On Jan. 27, the United States’ President of 20 days issued another controversial executive order. The order temporarily banned travel from seven Muslim-majority countries: Iraq, Iran, Syria, Yemen, Sudan, Somalia, and Libya. This travel ban initially included those with Visas and, until recently, those holding Green Cards.
According to the online release of the executive order by the White House Press Office, the order states that in order to protect American citizens, “the United States must ensure that those admitted to this country do not bear hostile attitudes toward it and its founding principles. […] In addition, the United States should not admit those who engage in acts of bigotry or hatred […] or those who would oppress Americans of any race, gender, or sexual orientation.”
Trump’s latest action has raised serious legal questions and has sparked a series of protests in airports across the country.
At the Los Angeles International Airport, masses of citizens flooded the gates of the Tom Bradley International Terminal to peacefully protest.
According to Rob Pedregon, a public informations officer for the LAPD Airport police, “this particular protest started about 10 a.m. this morning [Jan. 30]. [The same group of people] have been here throughout the day. It’s SEIU [Service Employees International Union] which is a labor union here that a lot of [airport] employees […] belong to,”
Pedregon worked alongside his colleagues to supervise the protesters and ensure the safety of the citizens.
“Our mission here at the airport is to keep the peace and to keep the free flow of commerce. We basically stand by and make sure that peace is followed […] and also to protect their rights to protest. So we actually represent both sides,” said Pedregon.
These protests were not unknown to the students at MC, as members of the student body were present at the airport exercising their first amendment rights.
Senior Rihanna Boulanouar was a member of the 1,000-1,500 protesters that took the San Diego Airport by storm.
“I was there on the 29th of January. It [the protests] started at 5 o’clock [p.m.], and I left there around 9 p.m. We were basically just protesting about how there’s a Muslim ban and how Donald Trump set this ban where people aren’t allowed in [from the seven countries], [regardless of whether or not they hold a] green card or visa or anything,” Boulanouar said, “So we’re basically just protesting like how we all have equal rights like: freedom of speech, freedom of religion.”
The reasons Boulanouar was present extended beyond the humanity of the issue.
“Coming from a Muslim family, it’s personal. I’m not […] very religious or anything but it still kind of hit home,” Boulanour said.
Boulanour verbalized her understanding for the emotions and struggles of those being detained.
“I’m not from any of those places [the seven countries] but seeing how much it affected other people as well as people that I personally know, it definitely struck something in me,” Boulanour said, “So it’s our future, y’know? It’s something I wanted to protest and […] I thought it was the right thing to do.”

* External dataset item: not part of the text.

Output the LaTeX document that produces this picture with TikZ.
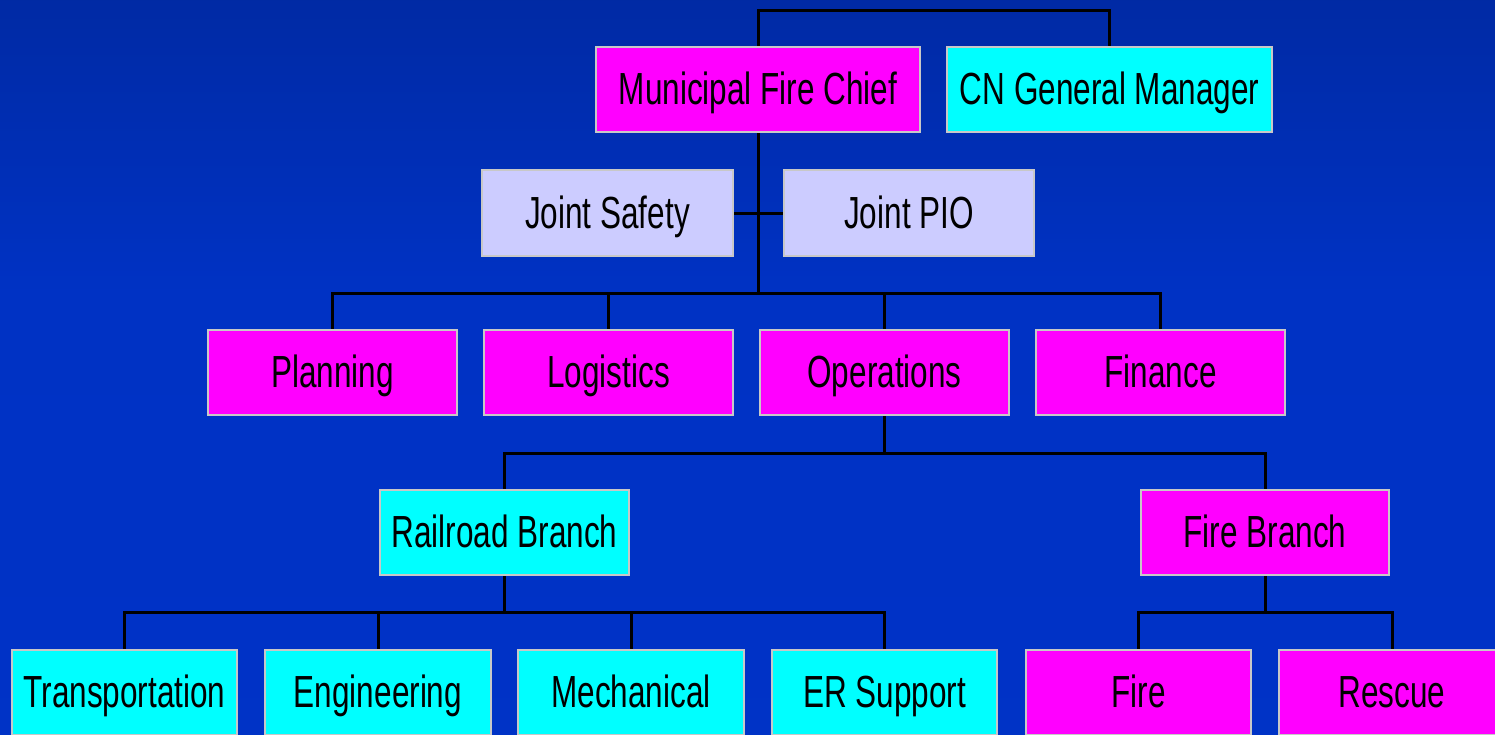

Boulanour went on to describe the government’s actions as “something that is inhumane.”
UC Irvine student Christine Bayon, present at the LAX protests, echoed this sentiment.
“We’re here again today to make sure people hear our message that we’re against the ban and we want the detainees to be released and that people shouldn’t be discriminated for their religion,” Bayon said.
The LAX protests were a weekend-long event that attracted the attention of many media platforms.
“There was a lot of [news] coverage yesterday when we were blocking both the entrance and the exit here at LAX we got a lot of news coverage because we completely blocked the road so no one could get in or out of LAX,” Bayon said.
In totality, President Trump’s executive orders have garnered much of the public’s attention and galvanized American citizens into action. Boulanour’s empathy for the detainees and their families echoes that of the thousands of protesters, both nationally and internationally.
“I just want people to […] realize that this is America, and that no matter what happens we’re all human,” Boulanour said, “[…] and in a way it’s just heartbreaking just to see that this [sentiment and hatred] is coming back”.